My first performance took place in the living room, my audience of two. My lights the TV screen, my sound a cappella. Wobbling under a tower of plastic tiaras, a 4-year-old me took the spotlight for the very first time, even if it was just for my stuffed animals.
Theatre called to me before I even heard the ring. For 7 years, I had done dance, piano and choir. But it wasn’t until my freshman year of high school that I walked into my first audition. From understudy to lead in a matter of months, I knew I had found my place.
I am someone who often puts in extra work just to learn something. To study for a math test, to practice for a piano recital, but I found that acting comes naturally to me. Over my last 15 productions, I was able to become my character, to feel their feelings. To cry when they were sad and smile when they were happy. It became a game, a puzzle. In order to relay the message, I needed to understand their thoughts. Acting is more than reading the lines; it is imagination, to feel and to think.

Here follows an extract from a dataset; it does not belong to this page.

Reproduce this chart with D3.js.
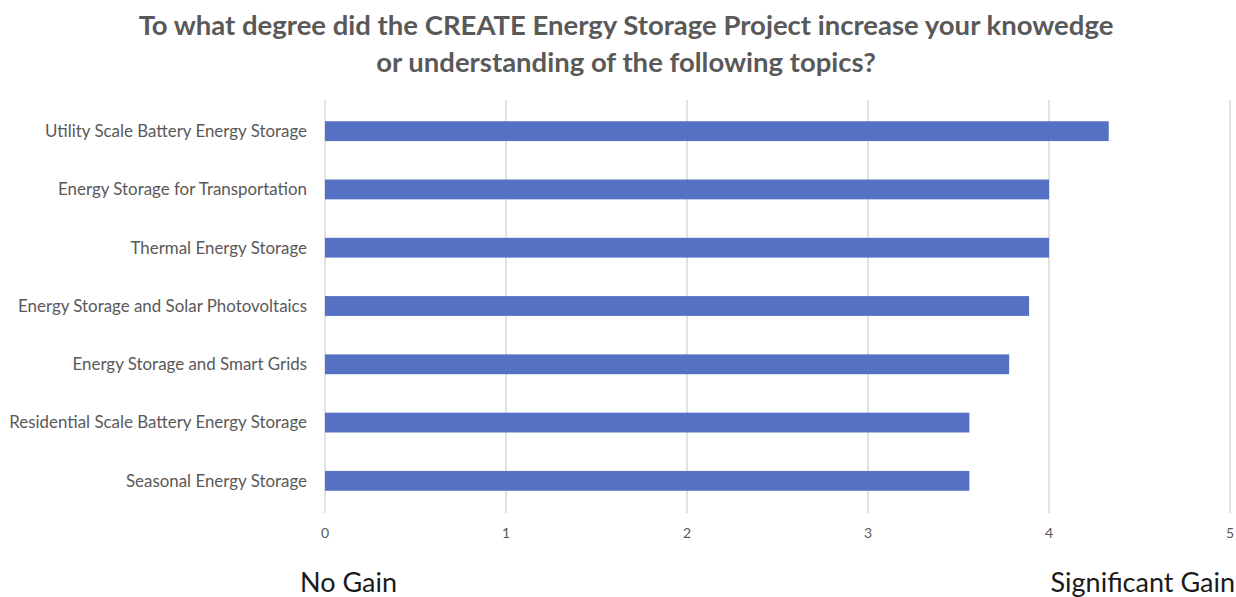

Memorizing my lines was absorption instead. I can recall parts of each monologue I’ve had in the last four years because I remember how they felt. I was rarely nervous because I knew that I loved it. The sheer joy and pride I felt performing my work, and the genuine emotion I attempted to convey as my character, were enough to fill my senses. And if I ever had a moment of doubt, I had my castmates, my best friends, to remind me: “You’re not nervous, you’re excited to do well. It’s the same feeling.”
But on April 26, 2025, I stepped onto the stage for the very last time. And that is one performance I wasn’t prepared for. And not because I wasn’t ready to perform, but because I wasn’t ready to stop. Something that isn’t talked about, in the face of senior year, is parting with the things you’ve spent so long working towards. Those not attending school for their extracurricular passion are forced to leave it behind. Something I’ve lived doing each day, for hours at a time, will never be repeated. The performances I’ve spent tears on will lose meaning. It will grow distant, a thing I’ve done in the past. But at least I will remember how it felt.